More recently, Republican candidates since Richard Nixon in his 1968 campaign for the presidency have pledged to appoint conservative judges to counteract their perception of a judiciary dominated by liberal activists.

But Republicans have controlled the White House for 20 of the past 30 years, and the party breakdown on the federal bench reflects their edge, 437 appointees to 352 judges appointed by Democratic presidents.

Barry Friedman, a New York University law professor who has written a book about the relationship between public opinion and the high court, said he is puzzled by the effort to take federal courts out of the picture. He said that would increase the influence of more liberal-leaning state courts.

“The wonder of it coming from the Republicans now is that we have what is easily the most conservative Supreme Court in many, many years. This is nothing more than red meat they throw to the conservative base,” Friedman said.

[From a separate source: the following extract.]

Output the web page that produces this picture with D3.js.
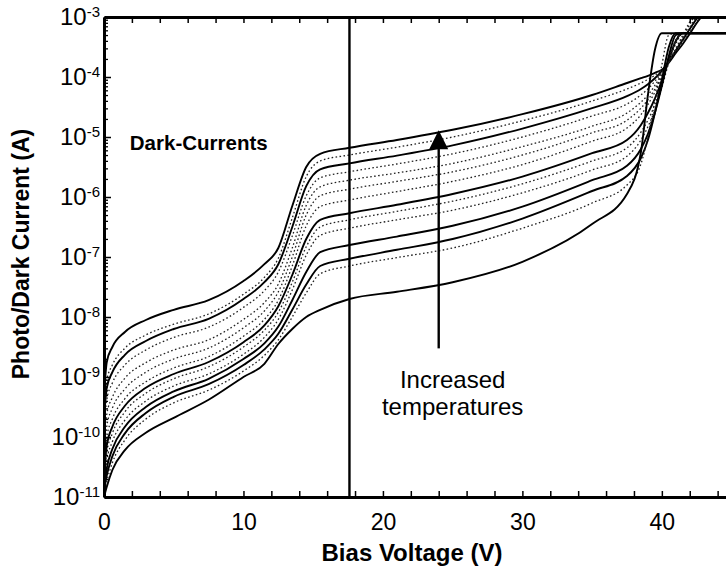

Brandenburg’s not-for-profit group has been critical of both parties on what it sees as efforts to undermine judicial independence. He noted that Congress passed a 2005 law with bipartisan support that sought to pressure federal courts to weigh in on the protracted family fight over keeping Terri Schiavo alive, 15 years after she slipped into what her doctors called a permanent vegetative state.

“That was both parties of Congress running as fast as they could to placate a small number of people who were angry at the courts,” Brandenburg said. In Schiavo’s case, a Florida state judge ordered Schiavo’s feeding tube removed and federal courts refused to step in, even after Congress acted.